Any musical influences?
Adam: Blink 182. That’s what inspired me to pick up a guitar.
Mario: Taking Back Sunday. Smashing Pumpkins. We’re not just inspired by music but by ideas, books, other people.
Adam: We’re really into the Law of Attraction, [business self-help author] Napoleon Hill.
What’s the coolest thing to do in Elk Grove?
All: Um…[sighs]…Elk Grove…
Mario: I got it: Pizza Bell. Pizza Bell is an Elk Grove landmark.
Adam: There isn’t anywhere to play in Elk Grove. They just wanna see the riff-raff out, and they see the music scene as bringing problems.
Mario: It drives business away. Teenagers have money, too.
In your video, you guys get turned away from a club. Is that autobiographical?
Mario: It was like a parody of a video. All these other artists fake it in their music videos; they’re up in the club with all these hot girls, drinking Cristal.
Adam: That’s not how it works in real life.
Josh: People say, ‘The song is about a girl, but she’s not in the video. Where’s the main character?’

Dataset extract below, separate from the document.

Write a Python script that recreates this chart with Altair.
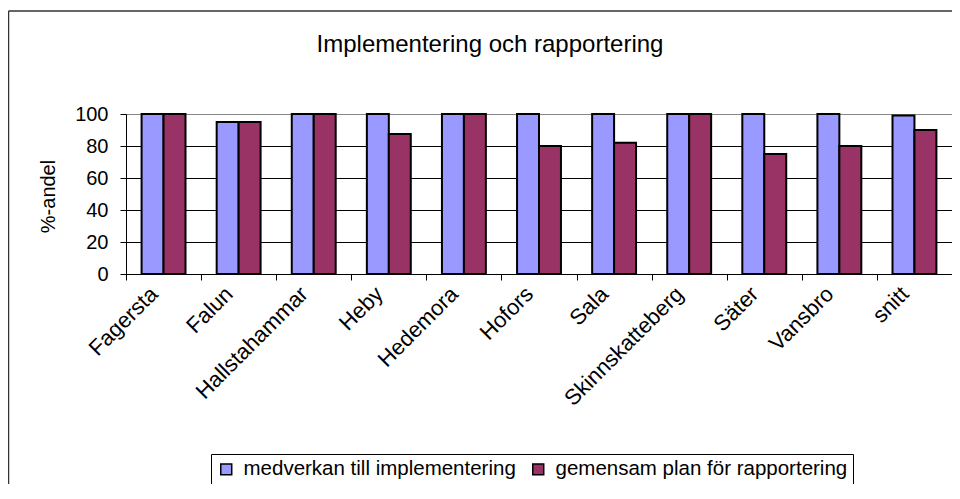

Mario: Yeah, we couldn’t find any hot girls. [Laughs].
What’s next for Litchfield?
Josh: We want to help other bands do what we did. We’ve learned a lot over the last four years.
Adam: We’re not going to big-time anybody. We play birthday parties, we did the Elk Grove Chili Cook-Off. There’s always time for an autograph or picture with a fan.
Mario: We’re starting to see the potential in our band, and it’s putting smiles on our faces, because it took us a long time to get to this point.
Litchfield plays The Boardwalk on Friday, April 22.